Mansfield Tutors

Organisation of Data for Effective Retrieval

A data file is made up of records. A single record will hold all the data relating to one unit of processing. In a customer file one record will store the data about one customer. The file will be composed of a number of records with the same structure. Each record will be made up of a series of fields such as name, credit rating, address etc. A field stores one item of data for the record.

The structure of the data file is determined when the system that uses it is designed. It is important that the correct record structure is chosen and this will normally be done by investigating the output that the system is to produce, the processing that must be carried out and the input that will be necessary to enable this processing to be done.

If, for example, a system is required to output address labels for a mail shot then the file structure must allow records for the intended recipients to be selected. It must also contain sufficient information for the address label. This will require fields containing Name, Address_1, Address_2, Town, County, and Postcode. Note that because of the format required for the address label, five fields are required to store the address. If in addition to mail labels the file is required for a mail merge then an additional field Salutation will be needed.

In many applications it will be necessary to identify a particular record uniquely. A field that does this is called the key field or sometimes the primary key field. A key field will normally have to be created specially for an application in order to ensure uniqueness. Examples of key fields are account number, part number and membership number. Data that would serve as a key field in one application may not do so in another. In a bookshop the ISBN will act as a key field to identify a stock item - a book. In a library this is not sufficient and an acquisition number is added to the ISBN to uniquely identify the individual copy of the book.

The designer will also specify the type of data that is to be stored in the field. This will allow the database management program to check that data stored in the field is consistent with the field type. This will allow the database management system to prevent a user placing data of the wrong type in a field. It will also allow the database management system to store the data in the most efficient way. Possible data types for a field are:

Numeric	A variety of number formats will be available depending on the size and type of numbers to be stored. Real (fractional) and Integer are two examples.
Text	Any grouping of characters. Normally a maximum number of characters will be specified.
Date	Date and time values. Usually can be stored in a variety of formats.
Boolean	True/False values. Sometimes categorised as Yes/No
Counter	A special field where the database management system will automatically insert an increasing value each time a new record is created.

File Type and Organisation

Files can be categorised by the type of access that is required. This in turn decides the way that the records are structured within the file.

Serial Access	Records are accessed in the order that they are stored within the file. This is suitable for a transaction file in a batch processing system where the records are in whatever order the source documents in the batch were in originally.
Sequential Access	Records are accessed in the order that they are stored within the file but they are stored in a sorted order.
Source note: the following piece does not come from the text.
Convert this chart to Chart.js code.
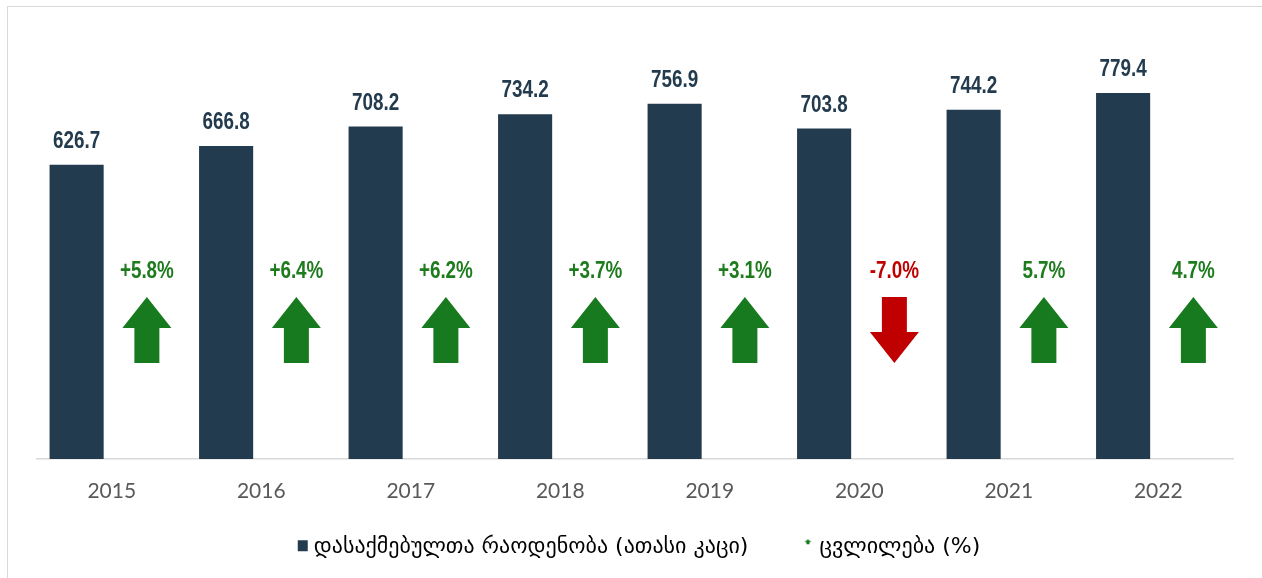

A transaction file will normally be sorted so that its records are in order of the key field for the master file that they will be processed against.
Random Access	The key field is used to generate a number that is apparently random in that it bears no obvious relation to the key field value. This number, which will always be the same for the same key field value, is used to determine which record position in the file will hold the record with this key. A particular record can then be found by using its key field to obtain its position in the file. This allows a particular record to be accessed and processed without accessing any other record in the file. The software must be able to calculate the position of the record so all the records must be the same length. Defining the record fields to be fixed length fields ensures this. Fields such as Name or Description which are not naturally fixed length are made so by padding them with spaces. Random access provides fast access to a particular record by way of its key. It is very difficult however to process a random access file in a pre-determined order.
Indexed Sequential	This method of access allows direct access to a particular record but also allows records to be processed in order of say account number. This is done by having an index file in addition to the main data file. The index file records consist of a master file key field value together with data to allow the corresponding master file record to be found. Records in the master file must still be composed of fixed length fields. It is possible to have a series of index files to allow the master file to be processed in a number of differently ordered sequences. Fields used to produce sort orders based on anything other than the key field or which are used to identify one or a group of records (e.g. surname) are called secondary keys. The unique key field is then called the primary key.

Three types of file can be identified:

Transaction Files	The records relate to individual transactions. The transaction file will be used to update the master file in batch processing applications. Note that changes caused by a transaction will not be reflected in the master file until the transaction file has been processed. This may cause problems when a mixture of real time access and batch processing is used. If for example sales are recorded in a transaction file to be processed at the end of the day while customer enquiries are handled by a real time system then an item may appear in stock when in fact the last one has been sold. Transaction files must be sorted in to master file key field order before processing.
Master File	Contains data that does not change very often - e.g. employee names and addresses etc. Also contains transaction data that has been built up over time or which is historical; e.g. cumulative pay or previous meter reading. In Batch processing the master file must be accessible in key field order so it has to be either a sequential file or more likely an indexed sequential file.
Reference Files	These contain reference data that changes infrequently. Examples are index files for indexed sequential access or data such as tax codes and rates.